Thursday, April 17, 2008

Joke Over

Not long ago, 'passive drinking' was a joke. Not any more. Read this and weep.


  1. “The harm caused to the innocent by those who drink best tackled by penalising all drinkers...”

    I have a better solution for this: UNIT-TRADING!

    You know, after the pattern of CARBON TRADING, whereby Indians and Chinese deliberately build dodgy factories so western countries can pay to clean them up.

    Under the same principle, drinkers could be made to pay non-drinkers for every unit in excess of say, five per twenty-four hours, consumed!

    Alternatively, of course, one could just shoot them..(the Chinese, that is - not the drinkers!)

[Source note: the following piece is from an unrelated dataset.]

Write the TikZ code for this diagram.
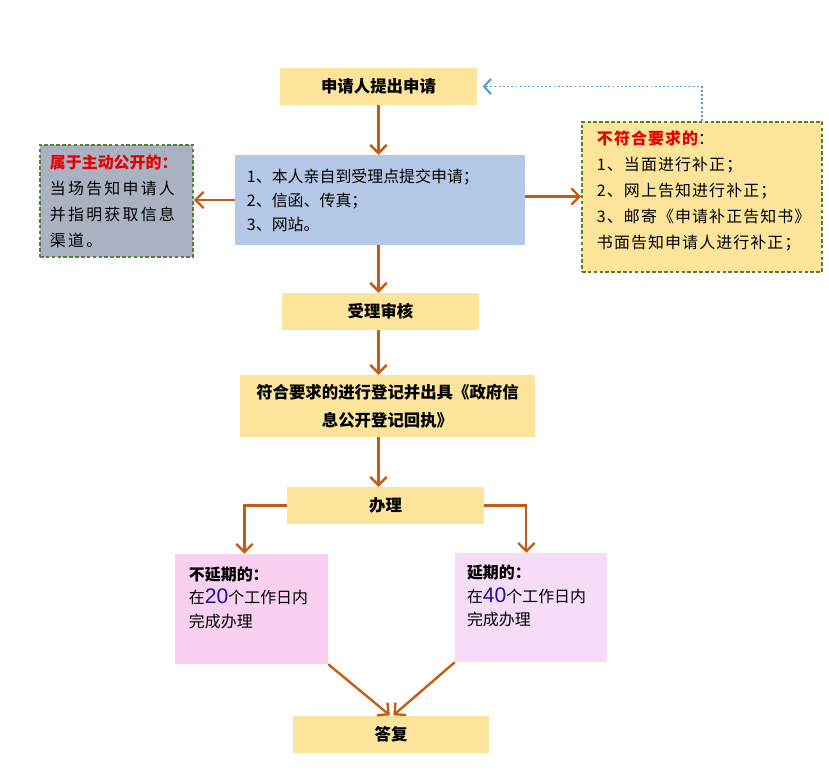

  2. Or we could shoot the non-drinkers, then it would be only drinkers compensating each other for all the harm they're doing to each other - a virtuous circle.

  3. Nige, what next, passive sex maybe ?
    Man, my imagination's running riot here selena, imagine the scenario, Bob & Alice (purely fictitious names) are at it in their apartment, all you have to do is to stand outside of the door and wham, bang, all for free!
    Max Mosley would of course stand at the door to Gestapo Headquaters.
    What sort of "intercourse credit trading scheme" would doze off Brown devise I wonder ?
    Perhaps twelve position number twenty sevens would offset one position number six.
    Viagra would attract the ire of the ani four wheel drive mob, relieving the pressure on Clarkson.

  4. You Euros take these International Nanny Organizations (INOs) way too seriously. Just tell them that alcoholic beverages are part of your indigenous cultural tradition and these people will be sending you money to maintain your cultural heritage. It's your human right!

  5. Excellent idea, Duck - we must fight for our indigenous drinking rights.